Contractor Compliance in Staffing: 1099 vs W-2 Explained
Classification mistakes are costly—penalties, back taxes, retro benefits, even joint-employer claims. This guide gives staffing leaders a practical, defensible process for 1099 vs W-2, with tools and guardrails to reduce risk and protect margin.
What Is an Independent Contractor?
A true independent contractor (1099) controls how the work is done, supplies tools, bears profit/loss risk, and markets services to multiple clients. A W-2 employee is directed by the client or employer, integrated into operations, and receives statutory protections (tax withholding, WC, unemployment, etc.).
How Agencies Assess 1099 vs W-2
- Control & Direction: Who sets schedule, methods, tools? Who supervises?
- Economic Reality: Is the worker in business for themself (multiple clients, marketing, investment in tools)?
- Integration: Is the work integral to the client’s core business? Are they on internal teams, using internal systems?
- Duration & Exclusivity: Project-based with deliverables vs. ongoing role indistinguishable from employees.

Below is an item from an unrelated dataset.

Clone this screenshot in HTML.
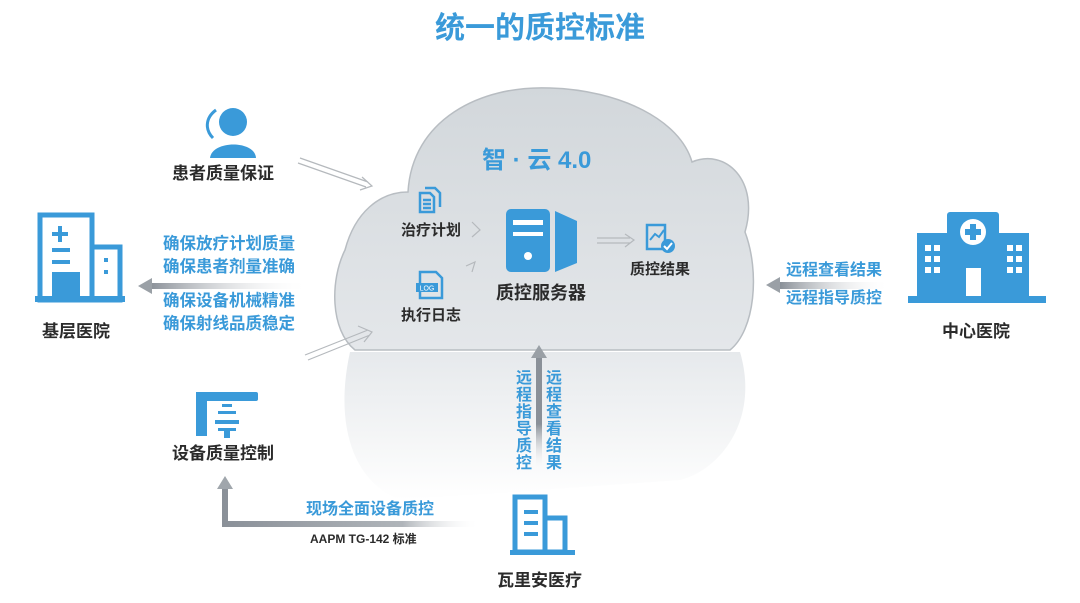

- Risk/Reward: Fixed fee or milestone pay vs. hourly under supervision.
Use our Contractor Status Analyzer to capture facts and get an instant AI-assisted risk readout.
Why Misclassification Hurts
- Financial: Back taxes, penalties, interest, overtime/benefits exposure.
- Operational: Disrupted assignments, client PR issues, strained relationships.
- Margin: Chargebacks and true-up costs can erase profit on programs.
EOR Guardrails That Reduce Risk
A white-label Employer of Record (EOR) becomes the W-2 employer, running payroll, taxes, and workers’ comp with COIs—under your brand. Pairing EOR with
API-first workflows embeds the compliance checks in your ATS so risky roles are routed to W-2 automatically.
- Automated jurisdiction rules (OT, sick leave, meal/rest, local taxes)
- Workers’ comp class codes + proof of coverage (COIs)
- I-9/E-Verify orchestration and audit trails
- Documented classification decision record per placement
Write It Down: Your Classification Policy
Adopt a clear decision framework recruiters can follow:
- Intake: Capture project facts (deliverables, supervision, tools, location, exclusivity, duration).
- Analyzer: Run the 1099 Analyzer; save the result with the req.
- Decision: If medium/high 1099 risk → route as W-2 via EOR; otherwise document contractor basis.
- COIs & Docs: For 1099, collect business license, EIN, insurance; for W-2, issue COIs and onboarding packet.
- Review: Re-assess when scope or supervision changes.
Temp-to-Perm Conversion Fees (Clarity Prevents Disputes)
Include a clean conversion clause in your client agreements: look-back period, fee basis (hourly bill rate × hours worked or a % of salary), and any credits for recent hours. See our EOR resources and agreements on the
Staffing Back Office page.
Compliance Playbook for Staffing Firms
- Standardize intake & facts: Embed questions in your ATS submission.
- Automate checks: Route results via the EOR API to enforce guardrails.
- Centralize COIs: Store certificates per worker, role, and site.
- Train the team: Quarterly refreshers on 1099 vs W-2 scenarios.
- Escalate edge cases: Legal or EOR review before start.